Im Volkswagen-Dieselskandal muss sich der frühere Konzernchef Martin Winterkorn vor Gericht verantworten.

Fünf Jahre nach dem Auffliegen der millionenfachen Manipulation von Abgaswerten ließ das Landgericht Braunschweig die Anklage der Staatsanwaltschaft wegen Betrugsverdachts in wichtigen Teilen zu. Wann der Prozess gegen Winterkorn und vier weitere Verantwortliche des Autobauers beginnt, steht allerdings noch nicht fest, wie das Gericht am Mittwoch mitteilte. Als erster großer Strafprozess im Volkswagen-Dieselskandal in Deutschland beginnt Ende September in München das Gerichtsverfahren gegen den früheren Audi-Chef Rupert Stadler.

Bei der Zulassung der Anklage verschärfte die Strafkammer die Vorwürfe der Staatsanwaltschaft teilweise: Statt des von der Staatsanwaltschaft erhobenen Vorwurfs des schweren Betrugs hegen die Richter sogar einen hinreichenden Tatverdacht, dass Winterkorn und weitere Manager dafür gewerbsmäßig zu einer Bande zusammengeschlossen haben. Im äußersten Fall drohen den Angeklagten Gefängnisstrafen von bis zu zehn Jahren. Bei dem von der Staatsanwaltschaft erhobenen Vorwurf der Kfz-Steuerhinterziehung vermuten die Richter einen besonders schweren Fall, weil der Schaden sich auf bis zu 820.000 Euro belaufen könne.

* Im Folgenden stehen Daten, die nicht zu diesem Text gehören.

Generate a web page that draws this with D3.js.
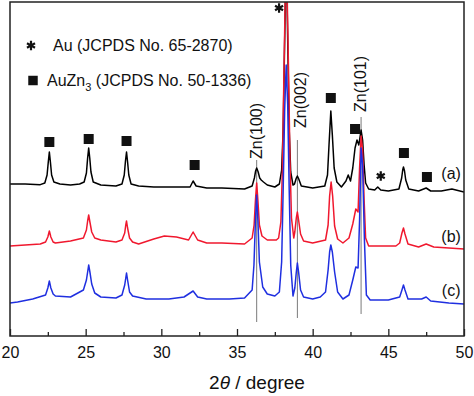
<!DOCTYPE html>
<html>
<head>
<meta charset="utf-8">
<script src="https://cdn.jsdelivr.net/npm/d3@7"></script>
<style>
  html, body { margin: 0; padding: 0; background: #fff; }
  svg { display: block; font-family: "Liberation Sans", Arial, sans-serif; }
</style>
</head>
<body>
<div id="chart"></div>
<script>
// 2θ (degree), intensity (a.u., curves already stacked)
const patternA = [
  [20.0, 456], [21.0, 456], [22.0, 454], [22.3, 459], [22.45, 483], [22.53, 522], [22.6, 552], [22.67, 522],
  [22.75, 483], [22.9, 462], [23.3, 456], [24.0, 453], [24.6, 456], [24.9, 462], [25.05, 489], [25.13, 534],
  [25.2, 564], [25.27, 534], [25.35, 492], [25.5, 462], [26.0, 453], [27.0, 450], [27.4, 456], [27.55, 483],
  [27.63, 525], [27.7, 552], [27.77, 522], [27.85, 483], [28.0, 456], [28.5, 450], [29.5, 447], [31.0, 447],
  [31.9, 447], [32.1, 465], [32.3, 450], [33.0, 444], [34.0, 444], [35.5, 441], [36.0, 450], [36.15, 474],
  [36.23, 495], [36.3, 504], [36.4, 492], [36.5, 474], [36.6, 468], [36.75, 462], [37.0, 453], [37.5, 447],
  [37.8, 456], [37.95, 498], [38.05, 618], [38.15, 888], [38.25, 1158], [38.35, 888], [38.45, 618], [38.55, 492],
  [38.7, 453], [38.8, 456], [38.92, 474], [38.99, 480], [39.08, 471], [39.25, 450], [40.0, 444], [40.8, 450],
  [40.98, 483], [41.08, 573], [41.2, 675], [41.3, 603], [41.42, 504], [41.6, 462], [41.9, 447], [42.2, 465],
  [42.35, 483], [42.5, 465], [42.65, 504], [42.8, 564], [42.93, 588], [43.05, 573], [43.2, 618], [43.3, 588],
  [43.4, 513], [43.5, 459], [43.7, 441], [44.1, 438], [44.3, 447], [44.5, 438], [45.0, 435], [45.7, 441],
  [45.88, 474], [45.95, 498], [46.0, 507], [46.07, 495], [46.15, 468], [46.35, 441], [47.0, 435], [47.5, 444],
  [47.8, 435], [48.5, 435], [49.2, 441], [50.0, 432]
];

const patternB = [
  [20.0, 270], [21.0, 273], [22.0, 276], [22.35, 282], [22.5, 297], [22.6, 315], [22.7, 297], [22.85, 282],
  [23.0, 279], [24.0, 285], [24.85, 294], [25.05, 318], [25.13, 345], [25.2, 363], [25.28, 342], [25.4, 312],
  [25.6, 294], [26.0, 288], [27.0, 282], [27.4, 288], [27.58, 309], [27.65, 333], [27.7, 345], [27.77, 324],
  [27.9, 294], [28.1, 282], [28.5, 276], [29.5, 291], [30.2, 300], [31.0, 297], [31.8, 288], [32.1, 312],
  [32.4, 288], [33.0, 279], [34.0, 279], [35.5, 276], [36.0, 294], [36.13, 333], [36.22, 408], [36.3, 459],
  [36.38, 408], [36.48, 333], [36.65, 300], [37.0, 288], [37.6, 288], [37.75, 294], [37.9, 342], [38.0, 498],
  [38.1, 780], [38.25, 1188], [38.4, 810], [38.5, 528], [38.6, 354], [38.75, 294], [38.82, 312], [38.92, 354],
  [38.99, 372], [39.07, 348], [39.2, 306], [39.4, 285], [40.0, 279], [40.85, 288], [41.02, 333], [41.12, 420],
  [41.22, 462], [41.32, 420], [41.45, 330], [41.65, 291], [42.0, 279], [42.4, 294], [42.65, 336], [42.85, 381],
  [43.0, 372], [43.1, 504], [43.2, 600], [43.3, 558], [43.4, 408], [43.5, 294], [43.7, 270], [44.5, 270],
  [45.5, 270], [45.75, 279], [45.9, 309], [46.0, 324], [46.1, 306], [46.3, 276], [47.0, 267], [47.5, 276],
  [48.0, 267], [49.0, 264], [50.0, 261]
];

const patternC = [
  [20.0, 99], [20.5, 102], [21.5, 111], [22.35, 123], [22.5, 144], [22.6, 165], [22.7, 144], [22.85, 126],
  [23.0, 120], [24.0, 117], [24.85, 138], [25.05, 168], [25.13, 192], [25.2, 213], [25.28, 192], [25.4, 156],
  [25.6, 129], [26.0, 117], [27.0, 114], [27.4, 123], [27.58, 153], [27.65, 174], [27.7, 189], [27.77, 168],
  [27.9, 132], [28.1, 120], [29.0, 111], [30.5, 111], [31.5, 117], [32.1, 135], [32.4, 117], [33.0, 111],
  [34.5, 111], [35.5, 114], [36.0, 138], [36.12, 213], [36.22, 348], [36.3, 423], [36.38, 348], [36.48, 222],
  [36.7, 147], [37.0, 126], [37.5, 120], [37.8, 132], [37.95, 222], [38.05, 438], [38.15, 678], [38.25, 813],
  [38.35, 693], [38.45, 438], [38.55, 213], [38.7, 120], [38.82, 144], [38.92, 192], [38.99, 219], [39.07, 192],
  [39.2, 138], [39.4, 117], [40.0, 111], [40.5, 117], [40.85, 132], [41.02, 198], [41.12, 252], [41.2, 273],
  [41.3, 252], [41.45, 192], [41.65, 132], [42.0, 111], [42.4, 123], [42.65, 168], [42.85, 207], [43.0, 204],
  [43.1, 348], [43.2, 564], [43.3, 513], [43.42, 288], [43.55, 123], [43.8, 108], [45.0, 108], [45.75, 117],
  [45.9, 138], [46.0, 153], [46.1, 138], [46.3, 111], [47.2, 111], [47.5, 117], [47.8, 105], [49.0, 99],
  [50.0, 96]
];

const seriesNames = ["(a)", "(b)", "(c)"];
const seriesColors = ["#000000", "#f0182e", "#1f2fe0"];
const seriesLabelPos = [[49.15, 486], [49.15, 297], [49.15, 135]];

// AuZn3 squares and Au stars
const squareMarks = [[22.6, 582], [25.2, 591], [27.7, 585], [32.2, 513], [41.2, 714], [42.8, 621], [46.03, 549], [47.55, 477]];
const starMarks = [[37.78, 984], [44.5, 480]];

// Zn reference lines
const znNames = ["Zn(100)", "Zn(002)", "Zn(101)"];
const znAngles = [36.3, 38.99, 43.2];
const znLineTop = [528, 588, 657];
const znLineBottom = [42, 54, 66];
const znLabelAngle = [36.3, 39.2, 43.2];
const znLabelBottom = [531, 624, 672];

const majorTicks = [20, 25, 30, 35, 40, 45, 50];
const minorTicks = [22.5, 27.5, 32.5, 37.5, 42.5, 47.5];

const margin = { top: 2, right: 10, bottom: 60, left: 10 };
const width = 474 - margin.left - margin.right;
const height = 396 - margin.top - margin.bottom;

const svg = d3.select("#chart")
  .append("svg")
  .attr("width", width + margin.left + margin.right)
  .attr("height", height + margin.top + margin.bottom);

const g = svg.append("g")
  .attr("transform", `translate(${margin.left},${margin.top})`);

const x = d3.scaleLinear().domain([20, 50]).range([0, width]);
const y = d3.scaleLinear().domain([0, 1002]).range([height, 0]);

svg.append("defs").append("clipPath")
  .attr("id", "plot-clip")
  .append("rect")
  .attr("width", width)
  .attr("height", height);

// reference lines under the curves
znAngles.forEach((a, i) => {
  g.append("line")
    .attr("x1", x(a)).attr("x2", x(a))
    .attr("y1", y(znLineTop[i])).attr("y2", y(znLineBottom[i]))
    .attr("stroke", "#7a7a7a")
    .attr("stroke-width", 1);
});

const line = d3.line()
  .x(d => x(d[0]))
  .y(d => y(d[1]));

const curves = g.append("g").attr("clip-path", "url(#plot-clip)");
[patternA, patternB, patternC].forEach((pts, i) => {
  curves.append("path")
    .datum(pts)
    .attr("fill", "none")
    .attr("stroke", seriesColors[i])
    .attr("stroke-width", 1.5)
    .attr("stroke-linejoin", "round")
    .attr("d", line);
});

// frame
g.append("rect")
  .attr("width", width)
  .attr("height", height)
  .attr("fill", "none")
  .attr("stroke", "#222")
  .attr("stroke-width", 1.5);

const xAxis = g.append("g")
  .attr("transform", `translate(0,${height})`)
  .call(d3.axisBottom(x).tickValues(majorTicks).tickFormat(d3.format("d"))
    .tickSizeInner(-7).tickSizeOuter(0).tickPadding(11));
xAxis.select(".domain").remove();
xAxis.selectAll("line").attr("stroke", "#222").attr("stroke-width", 1.3);
xAxis.selectAll("text")
  .attr("font-family", "Liberation Sans, Arial, sans-serif")
  .attr("font-size", 16)
  .attr("fill", "#111");

const minorAxis = g.append("g")
  .attr("transform", `translate(0,${height})`)
  .call(d3.axisBottom(x).tickValues(minorTicks).tickFormat("").tickSizeInner(-4).tickSizeOuter(0));
minorAxis.select(".domain").remove();
minorAxis.selectAll("line").attr("stroke", "#222").attr("stroke-width", 1.3);

// x title
const title = svg.append("text")
  .attr("x", 257)
  .attr("y", 389)
  .attr("text-anchor", "middle")
  .attr("font-size", 19)
  .attr("fill", "#111");
title.append("tspan").text("2");
title.append("tspan").attr("font-style", "italic").text("θ");
title.append("tspan").text(" / degree");

// markers
g.selectAll(".sq")
  .data(squareMarks)
  .join("path")
  .attr("class", "sq")
  .attr("transform", d => `translate(${x(d[0])},${y(d[1])})`)
  .attr("d", d3.symbol(d3.symbolSquare, 100))
  .attr("fill", "#111");

g.selectAll(".star")
  .data(starMarks)
  .join("path")
  .attr("class", "star")
  .attr("transform", d => `translate(${x(d[0])},${y(d[1])})`)
  .attr("d", d3.symbol(d3.symbolAsterisk, 60))
  .attr("fill", "none")
  .attr("stroke", "#111")
  .attr("stroke-width", 2.2);

// Zn labels, rotated
znNames.forEach((name, i) => {
  g.append("text")
    .attr("transform", `translate(${x(znLabelAngle[i])},${y(znLabelBottom[i])}) rotate(-90)`)
    .attr("dy", "0.33em")
    .attr("font-size", 16)
    .attr("fill", "#111")
    .text(name);
});

// curve labels
seriesNames.forEach((name, i) => {
  g.append("text")
    .attr("x", x(seriesLabelPos[i][0]))
    .attr("y", y(seriesLabelPos[i][1]))
    .attr("dy", "0.33em")
    .attr("text-anchor", "middle")
    .attr("font-size", 16)
    .attr("fill", "#111")
    .text(name);
});

// legend
const legend = svg.append("g");
legend.append("path")
  .attr("transform", "translate(31,45.5)")
  .attr("d", d3.symbol(d3.symbolAsterisk, 60))
  .attr("fill", "none")
  .attr("stroke", "#111")
  .attr("stroke-width", 2.2);
legend.append("text")
  .attr("x", 53).attr("y", 51)
  .attr("font-size", 16)
  .attr("fill", "#111")
  .text("Au (JCPDS No. 65-2870)");

legend.append("path")
  .attr("transform", "translate(33,80.5)")
  .attr("d", d3.symbol(d3.symbolSquare, 90))
  .attr("fill", "#111");
const leg2 = legend.append("text")
  .attr("x", 47).attr("y", 86)
  .attr("font-size", 16)
  .attr("fill", "#111");
leg2.append("tspan").text("AuZn");
leg2.append("tspan").attr("font-size", 11).attr("dy", 5).text("3");
leg2.append("tspan").attr("dy", -5).text(" (JCPDS No. 50-1336)");
</script>
</body>
</html>
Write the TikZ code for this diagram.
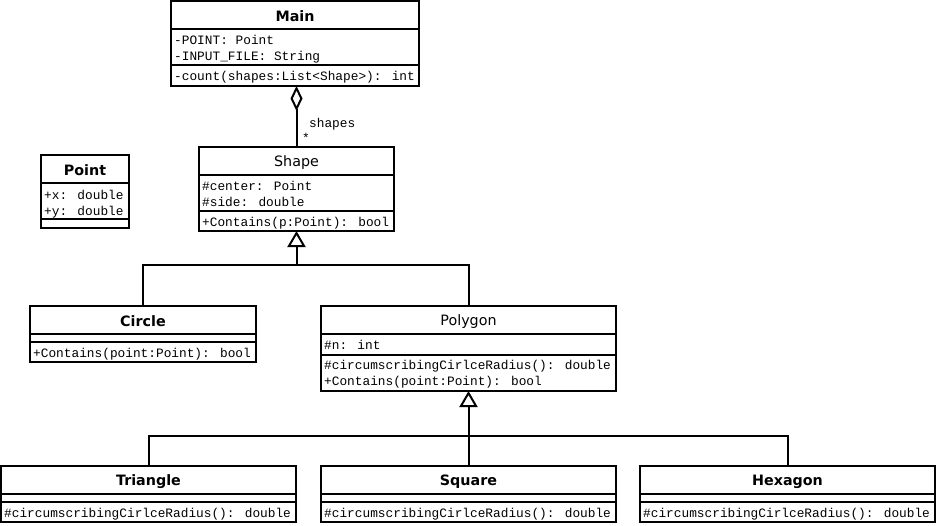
\documentclass[tikz,border=0pt]{standalone}
\usepackage{fontspec}
\usetikzlibrary{arrows.meta}
\newfontfamily\monof{Liberation Mono}
\newfontfamily\headf{DejaVu Sans}

\tikzset{
  x=1pt, y=-1pt,
  classbox/.style={draw, line width=2pt, inner sep=0pt, outer sep=0pt, fill=white},
  divline/.style={line width=2pt},
  member/.style={anchor=mid west, inner sep=0pt, yshift=-2pt, font=\monof\fontsize{12.8}{14}\selectfont},
  boldhead/.style={inner sep=0pt, yshift=-1.5pt, font=\headf\bfseries\fontsize{14.3}{16}\selectfont},
  plainhead/.style={inner sep=0pt, yshift=-1.5pt, font=\headf\fontsize{14.3}{16}\selectfont},
  conn/.style={line width=2pt},
  inherit/.style={conn, -{Triangle[open, width=18pt, length=16pt]}},
  aggregate/.style={conn, -{Diamond[open, width=12pt, length=25pt]}},
}

% class box: name, left, top, right, bottom, first divider, second divider
\newcommand{\classframe}[7]{%
  \node[classbox, anchor=north west, minimum width={#4-#2}, minimum height={#5-#3}] (#1) at (#2,#3) {};
  \draw[divline] (#2,#6) -- (#4,#6);
  \draw[divline] (#2,#7) -- (#4,#7);
}

\begin{document}
\begin{tikzpicture}
\useasboundingbox (0,0) rectangle (937,525);

% Main
\classframe{main}{171}{1}{419}{86}{29}{65}
\node[boldhead] (mainT) at (295,15) {Main};
\node[member] (mainA1) at (174,40) {-POINT: Point};
\node[member] (mainA2) at (174,56) {-INPUT\_FILE: String};
\node[member] (mainM1) at (174,76) {-count(shapes:List<Shape>): int};

% Point
\classframe{point}{41}{155}{129}{228}{183}{219}
\node[boldhead] (pointT) at (85,169) {Point};
\node[member] (pointA1) at (44,195) {+x: double};
\node[member] (pointA2) at (44,211) {+y: double};

% Shape
\classframe{shape}{199}{147}{394}{231}{175}{211}
\node[plainhead] (shapeT) at (296.5,161) {Shape};
\node[member] (shapeA1) at (202,186) {\#center: Point};
\node[member] (shapeA2) at (202,202) {\#side: double};
\node[member] (shapeM1) at (202,222) {+Contains(p:Point): bool};

% Circle
\classframe{circle}{30}{306}{256}{362}{334}{342}
\node[boldhead] (circleT) at (143,320) {Circle};
\node[member] (circleM1) at (33,353) {+Contains(point:Point): bool};

% Polygon
\classframe{polygon}{321}{306}{616}{391}{334}{355}
\node[plainhead] (polygonT) at (468.5,320) {Polygon};
\node[member] (polygonA1) at (324,345) {\#n: int};
\node[member] (polygonM1) at (324,365) {\#circumscribingCirlceRadius(): double};
\node[member] (polygonM2) at (324,381) {+Contains(point:Point): bool};

% Triangle
\classframe{triangle}{1}{466}{296}{522}{494}{502}
\node[boldhead] (triangleT) at (148.5,480) {Triangle};
\node[member] (triangleM1) at (4,513) {\#circumscribingCirlceRadius(): double};

% Square
\classframe{square}{321}{466}{616}{522}{494}{502}
\node[boldhead] (squareT) at (468.5,480) {Square};
\node[member] (squareM1) at (324,513) {\#circumscribingCirlceRadius(): double};

% Hexagon
\classframe{hexagon}{640}{466}{935}{522}{494}{502}
\node[boldhead] (hexagonT) at (787.5,480) {Hexagon};
\node[member] (hexagonM1) at (643,513) {\#circumscribingCirlceRadius(): double};

% aggregation Main <>-- Shape
\coordinate (aggEnd) at (shape.north |- main.south);
\draw[aggregate] (shape.north) -- (aggEnd);
\node[member] (aggRole) at (309,123) {shapes};
\node[member] (aggMult) at (302,138) {*};

% generalization to Shape
\coordinate (j1) at (296.5,265);
\draw[conn] (circle.north) |- (j1);
\draw[conn] (polygon.north) |- (j1);
\draw[inherit] (j1) -- (shape.south);

% generalization to Polygon
\coordinate (j2) at (468.5,436);
\draw[conn] (triangle.north) |- (j2);
\draw[conn] (hexagon.north) |- (j2);
\draw[conn] (square.north) -- (j2);
\draw[inherit] (j2) -- (polygon.south);
\end{tikzpicture}
\end{document}
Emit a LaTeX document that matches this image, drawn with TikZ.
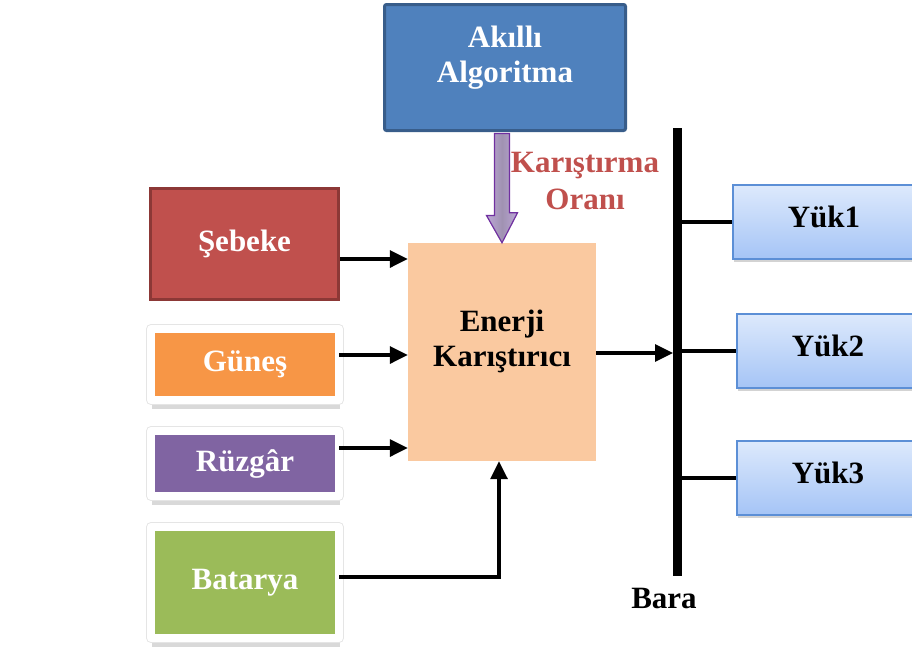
\documentclass[tikz,border=0pt]{standalone}
\usepackage{fontspec}
\setmainfont{Liberation Serif}
\usetikzlibrary{arrows.meta, shadows}
\definecolor{algoBlue}{RGB}{79, 129, 189}
\definecolor{algoEdge}{RGB}{56, 93, 138}
\definecolor{gridRed}{RGB}{192, 80, 77}
\definecolor{gridEdge}{RGB}{140, 56, 54}
\definecolor{sunOrange}{RGB}{247, 150, 70}
\definecolor{windPurple}{RGB}{128, 100, 162}
\definecolor{battGreen}{RGB}{155, 187, 89}
\definecolor{mixPeach}{RGB}{250, 201, 160}
\definecolor{ratioLight}{RGB}{188, 167, 214}
\definecolor{ratioDark}{RGB}{160, 146, 178}
\definecolor{ratioEdge}{RGB}{112, 48, 160}
\definecolor{loadTop}{RGB}{221, 233, 252}
\definecolor{loadBottom}{RGB}{165, 196, 246}
\definecolor{loadEdge}{RGB}{92, 143, 214}

\begin{document}
\begin{tikzpicture}[x=1pt, y=-1pt,
        font=\fontsize{31}{35}\selectfont\bfseries,
        box/.style={rectangle, inner sep=0pt, align=center},
        source/.style={box, text=white, draw=white, line width=8pt, line join=round, outer sep=0pt,
            minimum width=188pt, drop shadow={shadow xshift=1pt, shadow yshift=-8.5pt, opacity=.3},
            preaction={draw=black!10, line width=10pt, line join=round}},
        load/.style={box, top color=loadTop, bottom color=loadBottom, draw=loadEdge, line width=1.5pt,
            minimum width=182pt, minimum height=74pt, text depth=10pt,
            drop shadow={shadow xshift=1pt, shadow yshift=-3pt, opacity=.35}},
        flow/.style={line width=3.3pt, -{Triangle[length=18pt, width=17pt]}}]
        \useasboundingbox (0,0) rectangle (912,648);
        \clip (0,0) rectangle (912,648);
        \node[box, fill=algoBlue, draw=algoEdge, line width=3pt, rounded corners=2pt, minimum width=241pt, minimum height=126pt,
            label={[text=white, align=center, yshift=10pt]center:Akıllı\\Algoritma}] (alg) at (505,67.5) {};
        \node[box, fill=gridRed, draw=gridEdge, line width=3pt, text=white, minimum width=188pt, minimum height=111pt] (seb) at (244.5,244) {Şebeke};
        \node[source, fill=sunOrange, minimum height=71pt] (gun) at (245,364.5) {Güneş};
        \node[source, fill=windPurple, minimum height=65pt] (ruz) at (245,463.5) {Rüzgâr};
        \node[source, fill=battGreen, minimum height=111pt] (bat) at (245,582.5) {Batarya};
        \node[box, fill=mixPeach, minimum width=188pt, minimum height=218pt,
            label={[align=center, yshift=11pt]center:Enerji\\Karıştırıcı}] (mix) at (502,352) {};
        \node[text=gridRed, align=center, font=\fontsize{31}{37}\selectfont\bfseries] (oran) at (585,181) {Karıştırma\\Oranı};
        \node[load] (yuk1) at (824,222) {Yük1};
        \node[load] (yuk2) at (828,351) {Yük2};
        \node[load] (yuk3) at (828,478) {Yük3};
        \coordinate (bt) at (677.5,128);
        \coordinate (bb) at (677.5,576);
        \node (bara) at (664,598) {Bara};
        \draw[ratioEdge, line width=1.2pt, line join=miter, left color=ratioLight, right color=ratioLight, middle color=ratioDark]
            ([xshift=-7.5pt, yshift=-1.5pt]alg.south -| mix.north) -- ++(0,82) -- ++(-8,0) -- (mix.north)
            -- ++(15.5,-30) -- ++(-8,0) -- ([xshift=7.5pt, yshift=-1.5pt]alg.south -| mix.north) -- cycle;
        \draw[flow] ([yshift=-15pt]seb.east) -- ([yshift=-15pt]seb.east -| mix.west);
        \draw[flow] ([yshift=9.5pt]gun.east) -- ([yshift=9.5pt]gun.east -| mix.west);
        \draw[flow] ([yshift=15.5pt]ruz.east) -- ([yshift=15.5pt]ruz.east -| mix.west);
        \draw[flow] ([yshift=5.5pt]bat.east) -| ([xshift=-3pt]mix.south);
        \draw[flow, shorten >=4.5pt] ([yshift=-1pt]mix.east) -- ([yshift=-1pt]mix.east -| bt);
        \draw[line width=9pt] (bt) -- (bb);
        \draw[line width=3.5pt] (bt |- yuk1.west) -- (yuk1.west);
        \draw[line width=3.5pt] (bt |- yuk2.west) -- (yuk2.west);
        \draw[line width=3.5pt] (bt |- yuk3.west) -- (yuk3.west);
      \end{tikzpicture}
\end{document}
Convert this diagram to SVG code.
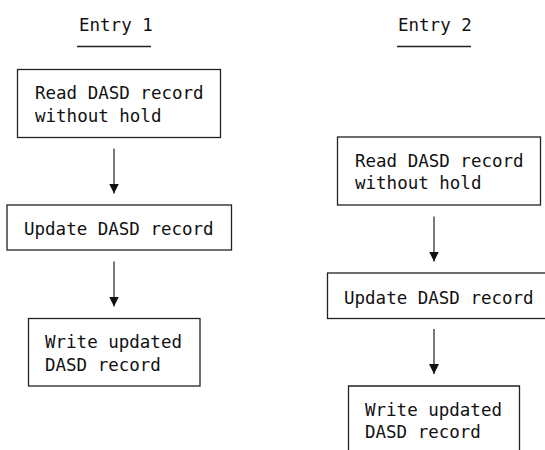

Als von vornherein unbegründet verwarf das Gericht hingegen die Annahme der Staatsanwaltschaft, die Angeklagten hätten sich der Untreue gegenüber dem Volkswagen-Konzern schuldig gemacht. Auch für den Tatverdacht der mittelbaren Falschbeurkundung bestehe kein Anlass, weil die Manipulation der Zulassungsbescheinigungen nicht von diesem Gesetzesparagraphen erfasst sei. Winterkorns Verteidiger begrüßte die "Verschlankung der Vorwürfe" gegen Winterkorn und wies die übrigen Anschuldigungen erneut zurück. Ob den Angeklagten die mutmaßlichen Straftaten nachgewiesen werden können, muss nun in einer voraussichtlich jahrelangen Gerichtsverhandlung geklärt werden. Über mögliche Termine spricht das Gericht nach eigenen Angaben noch mit den Verfahrensbeteiligten.

Volkswagen hatte im September 2015 auf Druck der US-Umweltbehörde EPA zugegeben, millionenfach Diesel-Abgaswerte durch eine Abschalteinrichtung manipuliert zu haben. Diese sorgt dafür, dass Diesel-Autos die Stickoxidgrenzwerte auf dem Prüfstand einhalten, während sie auf der Straße ein Vielfaches dieser giftigen Abgase ausstoßen.

Die Wiedergutmachung des Skandals kostete Volkswagen bislang rund 30 Milliarden Euro, vor allem Strafen und Schadenersatzzahlungen in den USA. Noch ist ein Ende der zahlreichen Prozesse von Kunden und Anlegern weltweit nicht absehbar. Neben der Konzernzentrale in Wolfsburg spielte auch die Tochter Audi in Ingolstadt eine wichtige Rolle. Winterkorn, Stadler und zahlreiche weitere Manager und Ingenieure mussten gehen.

Ein Volkswagen-Sprecher betonte, das Unternehmen habe ein ureigenes Interesse an der juristischen Aufarbeitung der Sache, sei an diesem Prozess aber nicht beteiligt.